Of course, many consumers think their overseas purchases don’t count. Individually, they are right, but collective actions have an impact.

Small trends can soon so distort the market that they disrupt it and permanently change it; not always for the better.

My regular example, in this respect, is petrol. In years gone by, fuel was bought at aptly named ‘service stations’. That was when you sat in your car and had someone else get their hands dirty filling up the tank, cleaning the windows, checking the oil and testing the tyre pressure. A lot of people worked in these places, which were mainly small business operations.

Then along came self-serve stations offering discount petrol, and the value-conscious consumers took their business there.

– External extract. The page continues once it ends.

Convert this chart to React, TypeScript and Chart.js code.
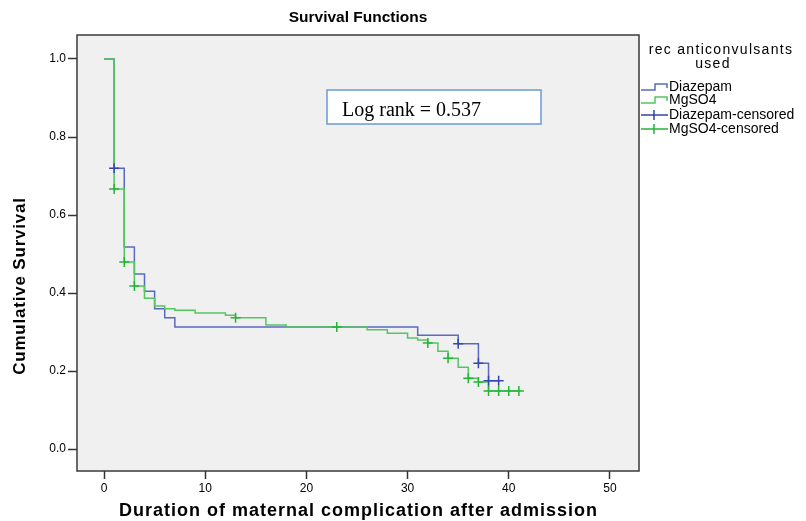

At some stage there is clearly a tipping point where proper service stations lost so much business they were no longer profitable. Fuel stations that actually offer service are now almost extinct and consumers (probably the same price-chasing, penny pinching breed that started going to self-serve stations in the first place) constantly complain about petrol prices and oil company rip offs.

Who was winner there?

On the basis of the angst-ridden complaints by traditional retailers this Christmas, online consumers are, collectively, clearly having a big impact.

There is no doubt that the internet offers a better shopping experience for many goods and services, especially when it comes to price. Until recently the amount of trade was probably immaterial, but that is changing rapidly.

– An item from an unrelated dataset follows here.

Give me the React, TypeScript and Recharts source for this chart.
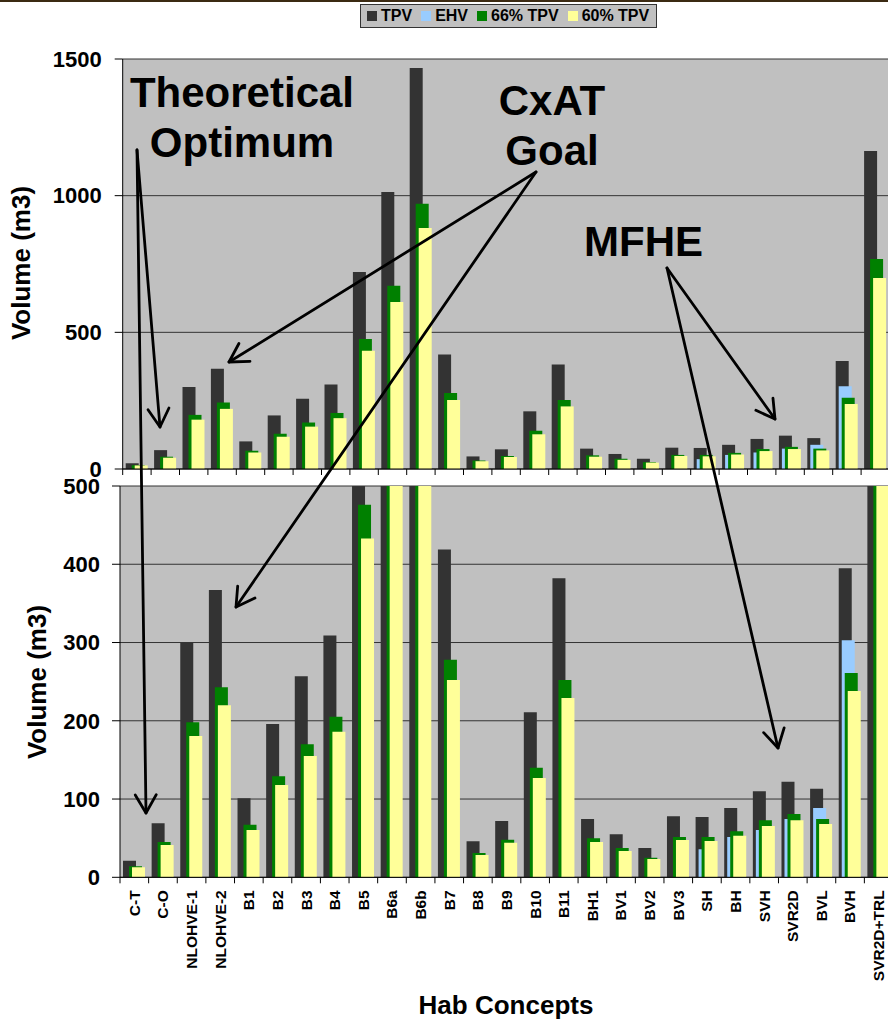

Purchases under $1,000 would amount to a significant amount of retail buying in Australia, so it understandable traditional retailers would be worried. There’s also evidence offshore retailers are breaking up bigger transactions into sub-$1,000 parcels to get around the tax-free threshold, and that consumers are using traditional stores to view or try goods before purchasing online. This is hardly the moral high ground.

I am no friend of retailers (I have argued before that stimulus was wasted keeping retailers in business rather than being focused on the true economic drivers) but in this instance I think they are right.

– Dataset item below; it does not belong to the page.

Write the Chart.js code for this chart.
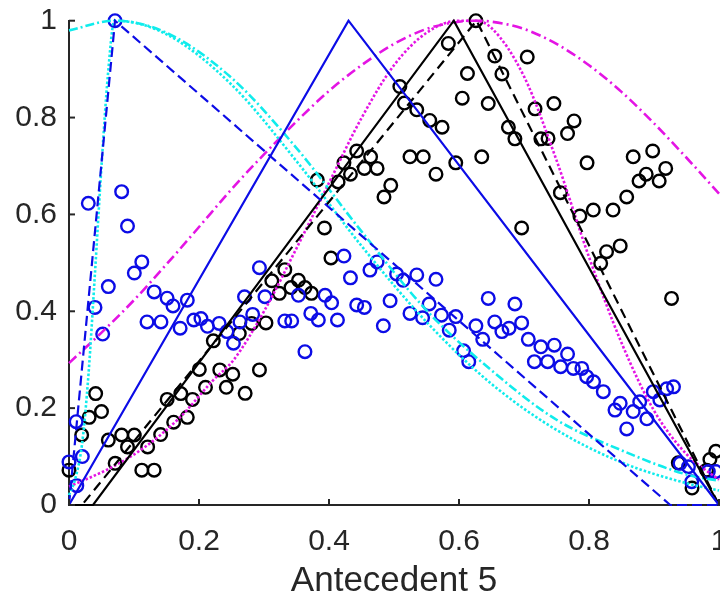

Competition is best conducted on a level playing field. Why should offshore retailers have a 10 per cent government-mandated price advantage, especially if they are already selling at substantially lower prices to begin with? Earlier this year, to justify a new tax, the government told us foreign investors were the devils taking all our mining profits. Now foreign companies taking our retailers’ profits are allowed to do it tax free. As the Americans say ‘go figure’, because it doesn’t compute to me.

It might be worth noting that 10 per cent price advantage is limited by currency conversion costs. The bank I use to purchase online charges a rather oddly named ‘overseas txn fee’ of 3 per cent on credit card transactions in foreign denominations.

If a bank can charge me 3 per cent on even very small foreign transactions (9 cents was the latest charge), I can’t see how it would be administratively any more difficult to charge a 10 per cent duty on small retail purchases overseas – even if this were to be a straight charge rather than a proper GST arrangement?

In a free market I don’t understand why some retailers selling the same goods should get a tax break when others don’t, especially when the GST is a relatively fair consumption tax that is low by international standards – there’s no Tea Party argument here for tax avoidance.

Furthermore, why on earth would the federal government accept this? Admittedly, GST revenue goes to the states, so perhaps Canberra doesn’t care about the leakage; but if it starts to haemorrhage, doesn’t that diminish federal power?

Right now, the federal government is investing $43 billion in a National Broadband Network it claims will be wonderful for e-commerce. How can Canberra allow the erosion of its revenue base when it is investing in the very infrastructure that could accelerate this trend?

On principle, every transaction by Australian consumers should incur a GST, or equivalent. The fact that this principle is also in the federal government’s best interest makes Canberra’s current position even stranger to me.